DATASET EXCERPT:
:::

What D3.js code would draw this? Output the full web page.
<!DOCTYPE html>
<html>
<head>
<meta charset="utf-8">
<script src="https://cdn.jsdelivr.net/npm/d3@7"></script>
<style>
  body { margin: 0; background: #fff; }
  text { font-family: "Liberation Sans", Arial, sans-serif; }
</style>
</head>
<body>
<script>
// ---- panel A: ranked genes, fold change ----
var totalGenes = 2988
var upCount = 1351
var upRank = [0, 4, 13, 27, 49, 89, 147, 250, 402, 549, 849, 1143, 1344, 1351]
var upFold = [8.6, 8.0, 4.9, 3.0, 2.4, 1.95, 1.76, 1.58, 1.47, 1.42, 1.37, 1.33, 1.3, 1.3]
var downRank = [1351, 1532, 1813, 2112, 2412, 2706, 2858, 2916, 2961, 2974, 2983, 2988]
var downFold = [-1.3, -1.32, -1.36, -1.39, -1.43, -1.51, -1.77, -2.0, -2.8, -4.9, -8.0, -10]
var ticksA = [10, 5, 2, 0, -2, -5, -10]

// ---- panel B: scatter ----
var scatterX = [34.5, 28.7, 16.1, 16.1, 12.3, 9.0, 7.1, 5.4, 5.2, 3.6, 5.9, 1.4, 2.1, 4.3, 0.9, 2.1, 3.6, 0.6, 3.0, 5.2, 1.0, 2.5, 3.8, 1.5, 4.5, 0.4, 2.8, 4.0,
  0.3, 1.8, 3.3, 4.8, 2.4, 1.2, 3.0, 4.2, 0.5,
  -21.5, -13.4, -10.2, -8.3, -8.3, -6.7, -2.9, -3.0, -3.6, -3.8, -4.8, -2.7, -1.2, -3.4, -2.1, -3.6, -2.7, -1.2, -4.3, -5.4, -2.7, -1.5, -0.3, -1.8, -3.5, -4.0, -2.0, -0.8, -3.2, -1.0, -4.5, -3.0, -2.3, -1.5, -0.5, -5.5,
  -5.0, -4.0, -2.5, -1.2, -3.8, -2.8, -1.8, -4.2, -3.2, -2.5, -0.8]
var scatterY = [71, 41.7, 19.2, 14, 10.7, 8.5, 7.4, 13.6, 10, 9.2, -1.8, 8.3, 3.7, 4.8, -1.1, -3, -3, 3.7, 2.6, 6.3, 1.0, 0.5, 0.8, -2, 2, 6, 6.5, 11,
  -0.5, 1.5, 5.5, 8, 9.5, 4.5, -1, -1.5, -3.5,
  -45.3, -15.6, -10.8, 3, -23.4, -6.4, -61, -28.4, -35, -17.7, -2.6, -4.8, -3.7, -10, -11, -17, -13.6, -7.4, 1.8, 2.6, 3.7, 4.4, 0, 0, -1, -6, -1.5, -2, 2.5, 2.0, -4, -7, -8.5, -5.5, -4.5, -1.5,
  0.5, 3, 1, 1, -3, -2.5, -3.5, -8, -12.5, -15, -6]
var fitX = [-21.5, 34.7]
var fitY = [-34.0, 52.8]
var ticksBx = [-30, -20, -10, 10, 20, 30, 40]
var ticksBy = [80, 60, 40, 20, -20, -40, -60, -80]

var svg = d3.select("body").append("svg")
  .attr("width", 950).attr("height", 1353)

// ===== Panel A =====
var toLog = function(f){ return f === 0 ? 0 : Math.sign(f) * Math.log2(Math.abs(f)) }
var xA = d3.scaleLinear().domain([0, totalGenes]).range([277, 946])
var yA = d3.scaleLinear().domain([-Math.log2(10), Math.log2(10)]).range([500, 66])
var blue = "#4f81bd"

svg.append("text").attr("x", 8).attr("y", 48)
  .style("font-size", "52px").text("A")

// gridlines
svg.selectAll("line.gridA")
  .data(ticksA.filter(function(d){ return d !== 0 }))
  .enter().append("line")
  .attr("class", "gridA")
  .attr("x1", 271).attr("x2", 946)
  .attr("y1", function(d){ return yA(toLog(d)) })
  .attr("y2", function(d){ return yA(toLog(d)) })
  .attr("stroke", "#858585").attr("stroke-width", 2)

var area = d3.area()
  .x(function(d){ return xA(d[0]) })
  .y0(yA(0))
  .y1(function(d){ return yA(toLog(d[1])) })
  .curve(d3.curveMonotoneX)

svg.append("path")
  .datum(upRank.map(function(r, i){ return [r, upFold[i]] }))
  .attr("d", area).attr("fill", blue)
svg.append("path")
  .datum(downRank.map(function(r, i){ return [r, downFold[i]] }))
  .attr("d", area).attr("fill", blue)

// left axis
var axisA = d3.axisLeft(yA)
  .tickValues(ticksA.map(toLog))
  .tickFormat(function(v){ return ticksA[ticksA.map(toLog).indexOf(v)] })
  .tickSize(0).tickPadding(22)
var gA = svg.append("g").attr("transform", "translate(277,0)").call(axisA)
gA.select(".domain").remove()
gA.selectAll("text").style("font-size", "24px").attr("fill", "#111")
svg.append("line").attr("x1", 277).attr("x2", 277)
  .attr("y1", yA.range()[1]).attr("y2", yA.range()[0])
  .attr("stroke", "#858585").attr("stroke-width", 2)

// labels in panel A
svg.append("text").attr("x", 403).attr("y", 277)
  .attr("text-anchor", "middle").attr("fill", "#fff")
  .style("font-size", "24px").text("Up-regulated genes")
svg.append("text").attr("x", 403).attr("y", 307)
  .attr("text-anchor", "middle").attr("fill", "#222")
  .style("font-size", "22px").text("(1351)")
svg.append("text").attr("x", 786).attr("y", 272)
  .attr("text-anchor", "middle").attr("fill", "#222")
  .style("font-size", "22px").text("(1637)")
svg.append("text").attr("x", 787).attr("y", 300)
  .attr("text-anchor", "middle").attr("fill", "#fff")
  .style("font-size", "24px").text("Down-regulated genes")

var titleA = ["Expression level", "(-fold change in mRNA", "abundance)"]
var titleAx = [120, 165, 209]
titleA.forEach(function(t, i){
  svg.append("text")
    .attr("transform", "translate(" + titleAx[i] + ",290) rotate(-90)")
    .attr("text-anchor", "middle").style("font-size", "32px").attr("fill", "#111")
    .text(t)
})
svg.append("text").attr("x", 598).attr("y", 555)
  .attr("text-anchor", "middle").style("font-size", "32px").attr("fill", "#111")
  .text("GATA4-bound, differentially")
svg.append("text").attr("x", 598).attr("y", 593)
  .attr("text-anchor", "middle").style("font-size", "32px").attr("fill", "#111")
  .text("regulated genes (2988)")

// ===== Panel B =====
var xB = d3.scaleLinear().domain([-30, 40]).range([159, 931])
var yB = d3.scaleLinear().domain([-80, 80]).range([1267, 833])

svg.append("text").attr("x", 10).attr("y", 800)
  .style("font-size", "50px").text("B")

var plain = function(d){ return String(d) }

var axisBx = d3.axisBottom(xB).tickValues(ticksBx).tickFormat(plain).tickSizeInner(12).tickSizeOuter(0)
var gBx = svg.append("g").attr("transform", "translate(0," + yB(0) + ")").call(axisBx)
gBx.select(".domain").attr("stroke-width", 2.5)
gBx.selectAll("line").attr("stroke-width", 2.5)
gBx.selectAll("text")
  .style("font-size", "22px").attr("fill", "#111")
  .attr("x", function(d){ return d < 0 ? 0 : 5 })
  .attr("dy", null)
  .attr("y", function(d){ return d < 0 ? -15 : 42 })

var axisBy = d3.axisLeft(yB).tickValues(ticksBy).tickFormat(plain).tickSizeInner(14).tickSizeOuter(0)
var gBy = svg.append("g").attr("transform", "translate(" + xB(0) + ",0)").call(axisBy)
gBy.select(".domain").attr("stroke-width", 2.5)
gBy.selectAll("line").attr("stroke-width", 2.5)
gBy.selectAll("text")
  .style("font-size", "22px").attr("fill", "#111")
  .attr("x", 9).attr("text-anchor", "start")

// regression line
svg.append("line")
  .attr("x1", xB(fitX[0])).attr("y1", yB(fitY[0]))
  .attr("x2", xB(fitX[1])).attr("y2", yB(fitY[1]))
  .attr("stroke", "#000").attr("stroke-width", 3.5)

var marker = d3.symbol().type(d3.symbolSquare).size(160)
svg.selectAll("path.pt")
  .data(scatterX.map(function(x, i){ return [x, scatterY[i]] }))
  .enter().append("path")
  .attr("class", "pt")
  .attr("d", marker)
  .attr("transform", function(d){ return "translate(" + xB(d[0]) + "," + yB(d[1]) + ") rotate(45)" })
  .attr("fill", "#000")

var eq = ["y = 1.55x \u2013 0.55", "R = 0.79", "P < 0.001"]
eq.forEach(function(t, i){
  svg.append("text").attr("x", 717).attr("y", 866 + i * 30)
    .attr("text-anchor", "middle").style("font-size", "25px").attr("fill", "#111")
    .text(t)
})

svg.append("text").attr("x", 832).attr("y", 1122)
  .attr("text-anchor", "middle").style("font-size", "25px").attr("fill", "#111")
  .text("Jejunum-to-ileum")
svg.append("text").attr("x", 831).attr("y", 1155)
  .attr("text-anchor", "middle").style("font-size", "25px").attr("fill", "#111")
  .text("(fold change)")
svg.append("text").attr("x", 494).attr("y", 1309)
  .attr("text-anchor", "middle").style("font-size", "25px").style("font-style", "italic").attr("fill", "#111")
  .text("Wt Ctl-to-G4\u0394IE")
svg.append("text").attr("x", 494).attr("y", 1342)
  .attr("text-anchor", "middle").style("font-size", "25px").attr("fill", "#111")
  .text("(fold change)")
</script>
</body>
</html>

:::

DIRECTIVE: Restate word for word only the lines running from the beginning of the data to the line holding "var ticksA = [10, 5, 2, 0, -2, -5, -10]", both included.

OUTPUT FOR THIS TASK:
What D3.js code would draw this? Output the full web page.
<!DOCTYPE html>
<html>
<head>
<meta charset="utf-8">
<script src="https://cdn.jsdelivr.net/npm/d3@7"></script>
<style>
  body { margin: 0; background: #fff; }
  text { font-family: "Liberation Sans", Arial, sans-serif; }
</style>
</head>
<body>
<script>
// ---- panel A: ranked genes, fold change ----
var totalGenes = 2988
var upCount = 1351
var upRank = [0, 4, 13, 27, 49, 89, 147, 250, 402, 549, 849, 1143, 1344, 1351]
var upFold = [8.6, 8.0, 4.9, 3.0, 2.4, 1.95, 1.76, 1.58, 1.47, 1.42, 1.37, 1.33, 1.3, 1.3]
var downRank = [1351, 1532, 1813, 2112, 2412, 2706, 2858, 2916, 2961, 2974, 2983, 2988]
var downFold = [-1.3, -1.32, -1.36, -1.39, -1.43, -1.51, -1.77, -2.0, -2.8, -4.9, -8.0, -10]
var ticksA = [10, 5, 2, 0, -2, -5, -10]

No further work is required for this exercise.